==== Task data ====
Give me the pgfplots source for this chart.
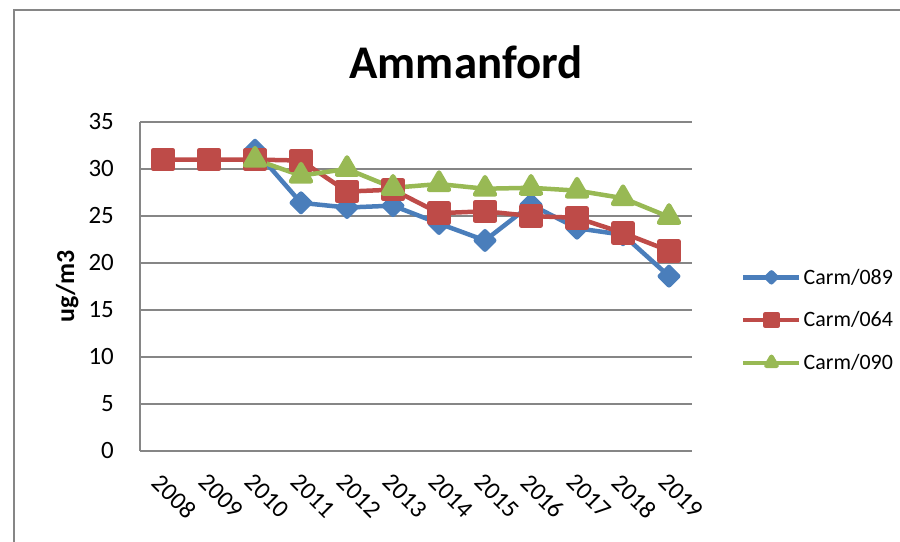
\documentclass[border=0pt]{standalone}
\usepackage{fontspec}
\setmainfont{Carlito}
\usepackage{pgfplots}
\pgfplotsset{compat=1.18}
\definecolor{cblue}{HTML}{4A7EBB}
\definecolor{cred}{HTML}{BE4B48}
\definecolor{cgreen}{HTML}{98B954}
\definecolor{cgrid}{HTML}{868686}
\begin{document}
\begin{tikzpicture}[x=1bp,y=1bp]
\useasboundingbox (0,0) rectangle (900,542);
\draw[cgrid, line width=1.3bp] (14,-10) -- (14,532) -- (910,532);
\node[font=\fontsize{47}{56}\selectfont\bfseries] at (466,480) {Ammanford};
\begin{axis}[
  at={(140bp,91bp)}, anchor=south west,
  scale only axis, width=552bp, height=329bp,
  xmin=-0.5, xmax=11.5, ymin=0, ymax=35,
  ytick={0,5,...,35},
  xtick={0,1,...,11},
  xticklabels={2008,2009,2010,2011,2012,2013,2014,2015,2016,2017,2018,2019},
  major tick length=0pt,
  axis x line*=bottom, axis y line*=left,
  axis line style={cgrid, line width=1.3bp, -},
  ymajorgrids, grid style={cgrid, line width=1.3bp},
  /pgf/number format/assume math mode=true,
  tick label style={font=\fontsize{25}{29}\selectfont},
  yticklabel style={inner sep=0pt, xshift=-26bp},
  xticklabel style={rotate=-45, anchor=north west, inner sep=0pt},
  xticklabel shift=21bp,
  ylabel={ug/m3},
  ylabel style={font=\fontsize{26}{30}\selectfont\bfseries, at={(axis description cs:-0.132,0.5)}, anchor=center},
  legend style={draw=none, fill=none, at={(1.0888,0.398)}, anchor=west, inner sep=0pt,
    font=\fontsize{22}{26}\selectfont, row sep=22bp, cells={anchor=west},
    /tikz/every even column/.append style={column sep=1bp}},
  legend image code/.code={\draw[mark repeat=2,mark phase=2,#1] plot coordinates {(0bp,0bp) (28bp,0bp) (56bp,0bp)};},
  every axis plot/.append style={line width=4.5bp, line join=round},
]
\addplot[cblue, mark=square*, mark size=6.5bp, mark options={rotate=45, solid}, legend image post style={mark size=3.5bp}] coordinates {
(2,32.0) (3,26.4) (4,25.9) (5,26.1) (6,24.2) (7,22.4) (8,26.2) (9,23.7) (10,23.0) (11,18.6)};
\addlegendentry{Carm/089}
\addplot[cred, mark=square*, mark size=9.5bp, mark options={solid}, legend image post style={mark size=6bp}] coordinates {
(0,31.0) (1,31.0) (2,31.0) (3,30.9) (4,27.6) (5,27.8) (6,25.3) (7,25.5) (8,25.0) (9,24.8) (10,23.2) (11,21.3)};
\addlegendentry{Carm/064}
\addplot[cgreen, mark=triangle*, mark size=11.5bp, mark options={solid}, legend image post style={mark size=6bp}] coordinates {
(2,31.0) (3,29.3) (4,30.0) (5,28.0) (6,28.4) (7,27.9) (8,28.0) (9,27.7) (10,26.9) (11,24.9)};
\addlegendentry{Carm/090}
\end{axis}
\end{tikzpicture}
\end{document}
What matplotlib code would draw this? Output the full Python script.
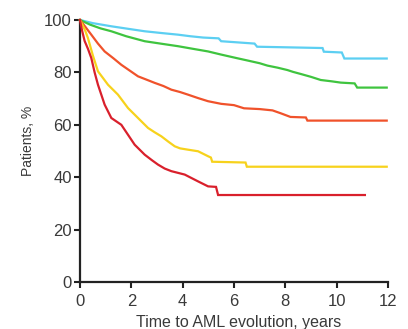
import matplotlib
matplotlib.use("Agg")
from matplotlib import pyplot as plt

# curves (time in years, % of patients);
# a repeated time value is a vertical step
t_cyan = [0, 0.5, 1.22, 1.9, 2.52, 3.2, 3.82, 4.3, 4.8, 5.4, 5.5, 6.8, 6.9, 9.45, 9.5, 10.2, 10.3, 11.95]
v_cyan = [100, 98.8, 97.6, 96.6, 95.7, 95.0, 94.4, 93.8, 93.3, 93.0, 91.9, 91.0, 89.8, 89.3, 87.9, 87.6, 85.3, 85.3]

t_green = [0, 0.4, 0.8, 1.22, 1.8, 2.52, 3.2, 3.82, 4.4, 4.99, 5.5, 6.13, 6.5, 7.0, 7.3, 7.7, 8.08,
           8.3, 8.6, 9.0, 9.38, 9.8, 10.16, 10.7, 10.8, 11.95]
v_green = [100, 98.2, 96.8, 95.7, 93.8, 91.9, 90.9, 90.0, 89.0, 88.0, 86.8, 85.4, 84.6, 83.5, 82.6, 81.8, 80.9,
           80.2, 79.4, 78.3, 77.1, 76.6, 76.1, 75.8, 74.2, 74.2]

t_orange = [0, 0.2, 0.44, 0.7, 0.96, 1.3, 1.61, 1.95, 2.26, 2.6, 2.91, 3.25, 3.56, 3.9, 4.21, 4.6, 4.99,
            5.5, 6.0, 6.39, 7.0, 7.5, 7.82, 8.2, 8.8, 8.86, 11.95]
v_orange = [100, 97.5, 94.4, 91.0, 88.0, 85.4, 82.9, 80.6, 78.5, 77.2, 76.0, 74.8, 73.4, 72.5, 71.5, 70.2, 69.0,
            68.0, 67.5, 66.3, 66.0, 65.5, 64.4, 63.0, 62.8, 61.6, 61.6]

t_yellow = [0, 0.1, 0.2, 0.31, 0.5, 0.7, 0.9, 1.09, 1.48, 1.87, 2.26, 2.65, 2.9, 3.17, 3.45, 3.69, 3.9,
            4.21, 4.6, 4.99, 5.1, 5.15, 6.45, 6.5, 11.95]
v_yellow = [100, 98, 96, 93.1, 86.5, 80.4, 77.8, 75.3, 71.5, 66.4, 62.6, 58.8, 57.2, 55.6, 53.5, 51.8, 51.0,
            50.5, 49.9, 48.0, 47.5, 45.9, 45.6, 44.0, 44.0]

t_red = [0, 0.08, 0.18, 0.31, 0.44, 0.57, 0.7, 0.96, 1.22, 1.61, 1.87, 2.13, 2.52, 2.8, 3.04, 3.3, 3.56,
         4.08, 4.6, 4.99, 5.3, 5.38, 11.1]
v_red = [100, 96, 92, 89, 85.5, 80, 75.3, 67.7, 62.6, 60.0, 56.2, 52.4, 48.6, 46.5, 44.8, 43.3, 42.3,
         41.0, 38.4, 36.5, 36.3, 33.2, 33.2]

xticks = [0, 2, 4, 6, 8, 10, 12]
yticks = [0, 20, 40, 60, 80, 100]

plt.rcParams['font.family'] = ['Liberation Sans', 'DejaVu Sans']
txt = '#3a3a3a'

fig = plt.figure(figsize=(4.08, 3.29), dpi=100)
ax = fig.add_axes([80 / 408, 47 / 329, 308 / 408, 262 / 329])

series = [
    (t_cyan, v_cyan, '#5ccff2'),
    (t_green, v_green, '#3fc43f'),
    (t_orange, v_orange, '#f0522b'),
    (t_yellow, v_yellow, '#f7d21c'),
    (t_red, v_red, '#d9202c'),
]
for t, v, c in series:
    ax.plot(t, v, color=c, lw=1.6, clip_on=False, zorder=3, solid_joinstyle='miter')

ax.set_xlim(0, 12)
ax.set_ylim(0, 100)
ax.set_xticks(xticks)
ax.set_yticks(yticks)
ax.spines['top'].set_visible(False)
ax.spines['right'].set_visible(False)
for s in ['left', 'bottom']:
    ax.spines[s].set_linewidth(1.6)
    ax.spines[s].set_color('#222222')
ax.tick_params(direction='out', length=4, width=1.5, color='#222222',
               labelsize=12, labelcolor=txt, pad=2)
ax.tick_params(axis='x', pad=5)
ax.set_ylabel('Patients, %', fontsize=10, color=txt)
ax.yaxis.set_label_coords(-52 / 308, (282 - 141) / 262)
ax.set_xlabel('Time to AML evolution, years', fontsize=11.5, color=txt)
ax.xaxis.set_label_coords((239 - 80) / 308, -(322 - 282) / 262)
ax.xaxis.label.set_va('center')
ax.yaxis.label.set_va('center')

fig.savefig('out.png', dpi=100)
====
## [Task details]
Could you reproduce every record above exactly, leaving out the pictures?

## [Solution to this problem]
Give me the pgfplots source for this chart.
\documentclass[border=0pt]{standalone}
\usepackage{fontspec}
\setmainfont{Carlito}
\usepackage{pgfplots}
\pgfplotsset{compat=1.18}
\definecolor{cblue}{HTML}{4A7EBB}
\definecolor{cred}{HTML}{BE4B48}
\definecolor{cgreen}{HTML}{98B954}
\definecolor{cgrid}{HTML}{868686}
\begin{document}
\begin{tikzpicture}[x=1bp,y=1bp]
\useasboundingbox (0,0) rectangle (900,542);
\draw[cgrid, line width=1.3bp] (14,-10) -- (14,532) -- (910,532);
\node[font=\fontsize{47}{56}\selectfont\bfseries] at (466,480) {Ammanford};
\begin{axis}[
  at={(140bp,91bp)}, anchor=south west,
  scale only axis, width=552bp, height=329bp,
  xmin=-0.5, xmax=11.5, ymin=0, ymax=35,
  ytick={0,5,...,35},
  xtick={0,1,...,11},
  xticklabels={2008,2009,2010,2011,2012,2013,2014,2015,2016,2017,2018,2019},
  major tick length=0pt,
  axis x line*=bottom, axis y line*=left,
  axis line style={cgrid, line width=1.3bp, -},
  ymajorgrids, grid style={cgrid, line width=1.3bp},
  /pgf/number format/assume math mode=true,
  tick label style={font=\fontsize{25}{29}\selectfont},
  yticklabel style={inner sep=0pt, xshift=-26bp},
  xticklabel style={rotate=-45, anchor=north west, inner sep=0pt},
  xticklabel shift=21bp,
  ylabel={ug/m3},
  ylabel style={font=\fontsize{26}{30}\selectfont\bfseries, at={(axis description cs:-0.132,0.5)}, anchor=center},
  legend style={draw=none, fill=none, at={(1.0888,0.398)}, anchor=west, inner sep=0pt,
    font=\fontsize{22}{26}\selectfont, row sep=22bp, cells={anchor=west},
    /tikz/every even column/.append style={column sep=1bp}},
  legend image code/.code={\draw[mark repeat=2,mark phase=2,#1] plot coordinates {(0bp,0bp) (28bp,0bp) (56bp,0bp)};},
  every axis plot/.append style={line width=4.5bp, line join=round},
]
\addplot[cblue, mark=square*, mark size=6.5bp, mark options={rotate=45, solid}, legend image post style={mark size=3.5bp}] coordinates {
(2,32.0) (3,26.4) (4,25.9) (5,26.1) (6,24.2) (7,22.4) (8,26.2) (9,23.7) (10,23.0) (11,18.6)};
\addlegendentry{Carm/089}
\addplot[cred, mark=square*, mark size=9.5bp, mark options={solid}, legend image post style={mark size=6bp}] coordinates {
(0,31.0) (1,31.0) (2,31.0) (3,30.9) (4,27.6) (5,27.8) (6,25.3) (7,25.5) (8,25.0) (9,24.8) (10,23.2) (11,21.3)};
\addlegendentry{Carm/064}
\addplot[cgreen, mark=triangle*, mark size=11.5bp, mark options={solid}, legend image post style={mark size=6bp}] coordinates {
(2,31.0) (3,29.3) (4,30.0) (5,28.0) (6,28.4) (7,27.9) (8,28.0) (9,27.7) (10,26.9) (11,24.9)};
\addlegendentry{Carm/090}
\end{axis}
\end{tikzpicture}
\end{document}
What matplotlib code would draw this? Output the full Python script.
import matplotlib
matplotlib.use("Agg")
from matplotlib import pyplot as plt

# curves (time in years, % of patients);
# a repeated time value is a vertical step
t_cyan = [0, 0.5, 1.22, 1.9, 2.52, 3.2, 3.82, 4.3, 4.8, 5.4, 5.5, 6.8, 6.9, 9.45, 9.5, 10.2, 10.3, 11.95]
v_cyan = [100, 98.8, 97.6, 96.6, 95.7, 95.0, 94.4, 93.8, 93.3, 93.0, 91.9, 91.0, 89.8, 89.3, 87.9, 87.6, 85.3, 85.3]

t_green = [0, 0.4, 0.8, 1.22, 1.8, 2.52, 3.2, 3.82, 4.4, 4.99, 5.5, 6.13, 6.5, 7.0, 7.3, 7.7, 8.08,
           8.3, 8.6, 9.0, 9.38, 9.8, 10.16, 10.7, 10.8, 11.95]
v_green = [100, 98.2, 96.8, 95.7, 93.8, 91.9, 90.9, 90.0, 89.0, 88.0, 86.8, 85.4, 84.6, 83.5, 82.6, 81.8, 80.9,
           80.2, 79.4, 78.3, 77.1, 76.6, 76.1, 75.8, 74.2, 74.2]

t_orange = [0, 0.2, 0.44, 0.7, 0.96, 1.3, 1.61, 1.95, 2.26, 2.6, 2.91, 3.25, 3.56, 3.9, 4.21, 4.6, 4.99,
            5.5, 6.0, 6.39, 7.0, 7.5, 7.82, 8.2, 8.8, 8.86, 11.95]
v_orange = [100, 97.5, 94.4, 91.0, 88.0, 85.4, 82.9, 80.6, 78.5, 77.2, 76.0, 74.8, 73.4, 72.5, 71.5, 70.2, 69.0,
            68.0, 67.5, 66.3, 66.0, 65.5, 64.4, 63.0, 62.8, 61.6, 61.6]

t_yellow = [0, 0.1, 0.2, 0.31, 0.5, 0.7, 0.9, 1.09, 1.48, 1.87, 2.26, 2.65, 2.9, 3.17, 3.45, 3.69, 3.9,
            4.21, 4.6, 4.99, 5.1, 5.15, 6.45, 6.5, 11.95]
v_yellow = [100, 98, 96, 93.1, 86.5, 80.4, 77.8, 75.3, 71.5, 66.4, 62.6, 58.8, 57.2, 55.6, 53.5, 51.8, 51.0,
            50.5, 49.9, 48.0, 47.5, 45.9, 45.6, 44.0, 44.0]

t_red = [0, 0.08, 0.18, 0.31, 0.44, 0.57, 0.7, 0.96, 1.22, 1.61, 1.87, 2.13, 2.52, 2.8, 3.04, 3.3, 3.56,
         4.08, 4.6, 4.99, 5.3, 5.38, 11.1]
v_red = [100, 96, 92, 89, 85.5, 80, 75.3, 67.7, 62.6, 60.0, 56.2, 52.4, 48.6, 46.5, 44.8, 43.3, 42.3,
         41.0, 38.4, 36.5, 36.3, 33.2, 33.2]

xticks = [0, 2, 4, 6, 8, 10, 12]
yticks = [0, 20, 40, 60, 80, 100]

plt.rcParams['font.family'] = ['Liberation Sans', 'DejaVu Sans']
txt = '#3a3a3a'

fig = plt.figure(figsize=(4.08, 3.29), dpi=100)
ax = fig.add_axes([80 / 408, 47 / 329, 308 / 408, 262 / 329])

series = [
    (t_cyan, v_cyan, '#5ccff2'),
    (t_green, v_green, '#3fc43f'),
    (t_orange, v_orange, '#f0522b'),
    (t_yellow, v_yellow, '#f7d21c'),
    (t_red, v_red, '#d9202c'),
]
for t, v, c in series:
    ax.plot(t, v, color=c, lw=1.6, clip_on=False, zorder=3, solid_joinstyle='miter')

ax.set_xlim(0, 12)
ax.set_ylim(0, 100)
ax.set_xticks(xticks)
ax.set_yticks(yticks)
ax.spines['top'].set_visible(False)
ax.spines['right'].set_visible(False)
for s in ['left', 'bottom']:
    ax.spines[s].set_linewidth(1.6)
    ax.spines[s].set_color('#222222')
ax.tick_params(direction='out', length=4, width=1.5, color='#222222',
               labelsize=12, labelcolor=txt, pad=2)
ax.tick_params(axis='x', pad=5)
ax.set_ylabel('Patients, %', fontsize=10, color=txt)
ax.yaxis.set_label_coords(-52 / 308, (282 - 141) / 262)
ax.set_xlabel('Time to AML evolution, years', fontsize=11.5, color=txt)
ax.xaxis.set_label_coords((239 - 80) / 308, -(322 - 282) / 262)
ax.xaxis.label.set_va('center')
ax.yaxis.label.set_va('center')

fig.savefig('out.png', dpi=100)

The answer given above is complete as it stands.